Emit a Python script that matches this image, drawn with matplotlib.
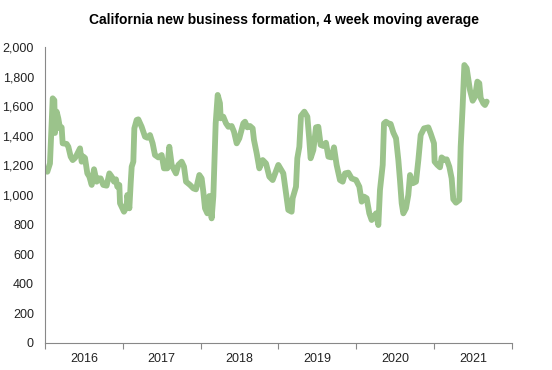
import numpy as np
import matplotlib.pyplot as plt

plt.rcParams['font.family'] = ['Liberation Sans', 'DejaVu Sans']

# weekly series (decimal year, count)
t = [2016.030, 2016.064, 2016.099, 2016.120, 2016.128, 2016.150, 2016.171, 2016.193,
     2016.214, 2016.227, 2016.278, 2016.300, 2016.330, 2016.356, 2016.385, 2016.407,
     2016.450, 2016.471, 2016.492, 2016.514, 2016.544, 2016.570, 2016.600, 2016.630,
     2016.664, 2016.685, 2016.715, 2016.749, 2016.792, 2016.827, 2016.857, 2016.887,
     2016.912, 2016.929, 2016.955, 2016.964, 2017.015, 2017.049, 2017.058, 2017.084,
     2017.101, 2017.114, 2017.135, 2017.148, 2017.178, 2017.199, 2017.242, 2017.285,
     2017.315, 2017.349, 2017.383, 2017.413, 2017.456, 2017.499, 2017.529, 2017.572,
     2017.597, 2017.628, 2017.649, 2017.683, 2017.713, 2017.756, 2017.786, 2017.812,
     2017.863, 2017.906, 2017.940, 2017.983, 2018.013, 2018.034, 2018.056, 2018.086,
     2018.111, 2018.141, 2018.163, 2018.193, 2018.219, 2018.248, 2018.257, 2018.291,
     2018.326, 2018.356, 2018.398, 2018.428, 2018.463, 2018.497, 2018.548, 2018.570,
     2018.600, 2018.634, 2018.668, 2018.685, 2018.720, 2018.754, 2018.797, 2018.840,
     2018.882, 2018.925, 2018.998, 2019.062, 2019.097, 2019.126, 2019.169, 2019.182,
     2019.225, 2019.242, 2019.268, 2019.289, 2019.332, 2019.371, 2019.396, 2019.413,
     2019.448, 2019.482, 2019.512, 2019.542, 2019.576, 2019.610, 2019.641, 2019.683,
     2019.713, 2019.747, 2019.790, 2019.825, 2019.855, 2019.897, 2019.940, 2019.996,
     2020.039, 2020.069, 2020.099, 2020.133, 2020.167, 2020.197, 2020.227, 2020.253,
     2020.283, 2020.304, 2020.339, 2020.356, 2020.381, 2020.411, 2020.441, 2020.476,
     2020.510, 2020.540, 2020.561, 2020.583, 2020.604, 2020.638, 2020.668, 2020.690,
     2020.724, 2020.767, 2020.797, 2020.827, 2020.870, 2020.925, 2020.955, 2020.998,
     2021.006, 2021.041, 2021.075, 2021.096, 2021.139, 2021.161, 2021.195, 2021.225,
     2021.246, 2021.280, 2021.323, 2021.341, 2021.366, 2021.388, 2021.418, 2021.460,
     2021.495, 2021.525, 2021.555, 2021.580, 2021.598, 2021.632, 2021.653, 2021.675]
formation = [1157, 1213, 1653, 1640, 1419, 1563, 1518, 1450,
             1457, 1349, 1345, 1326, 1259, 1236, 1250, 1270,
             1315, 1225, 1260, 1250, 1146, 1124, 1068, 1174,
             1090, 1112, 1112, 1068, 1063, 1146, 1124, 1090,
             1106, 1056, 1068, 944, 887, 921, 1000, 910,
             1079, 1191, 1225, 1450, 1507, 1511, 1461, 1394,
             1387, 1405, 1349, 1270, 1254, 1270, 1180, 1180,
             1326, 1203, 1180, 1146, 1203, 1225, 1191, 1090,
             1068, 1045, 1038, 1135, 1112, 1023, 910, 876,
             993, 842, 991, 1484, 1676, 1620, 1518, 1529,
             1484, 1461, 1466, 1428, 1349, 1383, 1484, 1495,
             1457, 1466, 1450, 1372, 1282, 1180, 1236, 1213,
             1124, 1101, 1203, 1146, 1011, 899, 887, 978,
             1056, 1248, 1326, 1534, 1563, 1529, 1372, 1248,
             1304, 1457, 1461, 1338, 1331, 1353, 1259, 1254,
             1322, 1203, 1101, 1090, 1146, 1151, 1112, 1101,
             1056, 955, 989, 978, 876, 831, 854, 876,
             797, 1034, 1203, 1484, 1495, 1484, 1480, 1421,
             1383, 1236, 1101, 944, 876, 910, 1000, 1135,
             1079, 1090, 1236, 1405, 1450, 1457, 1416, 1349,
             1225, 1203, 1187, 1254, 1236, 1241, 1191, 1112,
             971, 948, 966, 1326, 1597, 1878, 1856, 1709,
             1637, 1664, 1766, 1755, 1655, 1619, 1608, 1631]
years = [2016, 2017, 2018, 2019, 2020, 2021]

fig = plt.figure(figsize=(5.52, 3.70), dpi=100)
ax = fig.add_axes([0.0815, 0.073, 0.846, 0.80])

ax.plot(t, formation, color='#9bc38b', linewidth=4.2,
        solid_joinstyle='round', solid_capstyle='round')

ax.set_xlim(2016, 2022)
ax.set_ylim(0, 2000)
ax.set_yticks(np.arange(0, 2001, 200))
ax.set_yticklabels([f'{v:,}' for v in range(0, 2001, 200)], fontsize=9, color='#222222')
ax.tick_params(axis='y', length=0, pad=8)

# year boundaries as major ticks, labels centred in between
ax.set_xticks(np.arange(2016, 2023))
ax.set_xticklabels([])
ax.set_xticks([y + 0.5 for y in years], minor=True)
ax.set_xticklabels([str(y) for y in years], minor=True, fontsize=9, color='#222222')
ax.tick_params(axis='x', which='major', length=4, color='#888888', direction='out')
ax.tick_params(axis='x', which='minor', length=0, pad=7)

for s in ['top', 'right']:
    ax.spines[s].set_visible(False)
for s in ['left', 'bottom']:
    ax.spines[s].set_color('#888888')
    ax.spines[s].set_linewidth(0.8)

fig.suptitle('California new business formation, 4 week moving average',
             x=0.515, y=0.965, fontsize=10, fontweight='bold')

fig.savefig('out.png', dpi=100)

____________

◆ Exercise description: Lines containing the word "matplotlib" are to be tallied; report only the total.

◆ Exercise result: 2